In an article published in the Financial Times, Roubini — also often referred to as Dr. Doom for his critical and pessimistic economic views — concludes that the ECB would be wise to slash interest rates to zero as part of a series of crisis measures to prevent a global depression.

The ECB’s recent purchase of Spanish and Italian bonds — which, according to the The New York Times, was reported by traders but which the central bank itself would not confirm — follows market turmoil after Standard & Poor’s downgrade of the US’ credit rating.

According to Roubini, while major governments may not be able to stop their economies from falling into recession again, they could still prevent a very severe slump. Therefore, with Spain and Italy poised to lose their access to credit, he is advising that both countries should begin “big purchases” of government debt.

Meanwhile, Stephen King, HSBC’s chief economist, writes in another article published by the FT that the ECB should embrace easy money in “exactly the same” way as the US Federal Reserve.

“At the heart of the problem is the ECB’s unwillingness to be seen ‘monetizing’ government debt. Yet if the alternative to QE is the collapse of the euro or a descent into depression, then massive expansion of the ECB’s balance sheet seems a small price to pay,” he writes, adding that the Eurozone will be forced to eventually face fiscal union or face the same type of “fiscal anarchy leading to financial implosion” of the post-Soviet era.
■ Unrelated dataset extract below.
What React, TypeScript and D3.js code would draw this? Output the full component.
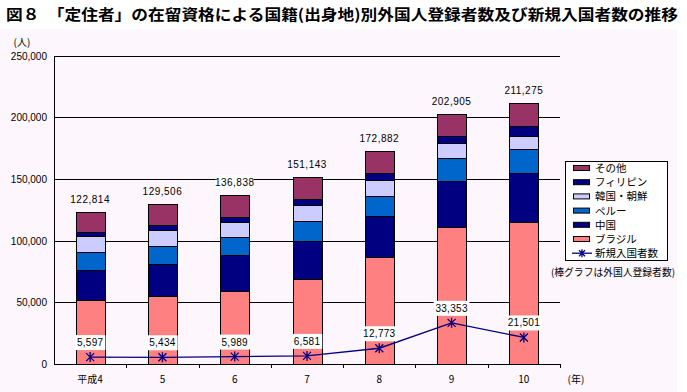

Comparing the current difficulties of the Eurozone to the post-Soviet era, King continues: “The break-up of the Soviet Union at the beginning of the 1990s might seem only tangentially connected to the eurozone’s current plight, but the haemorrhaging of political unity that followed the Soviet Union’s collapse led eventually to the destruction of a single currency which, for a short while, had been the sole legal tender across a large number of newly-formed republics. The post-Soviet era – a period during which the rouble area shrank dramatically – thus provides a template against which the risks to the eurozone can be gauged.”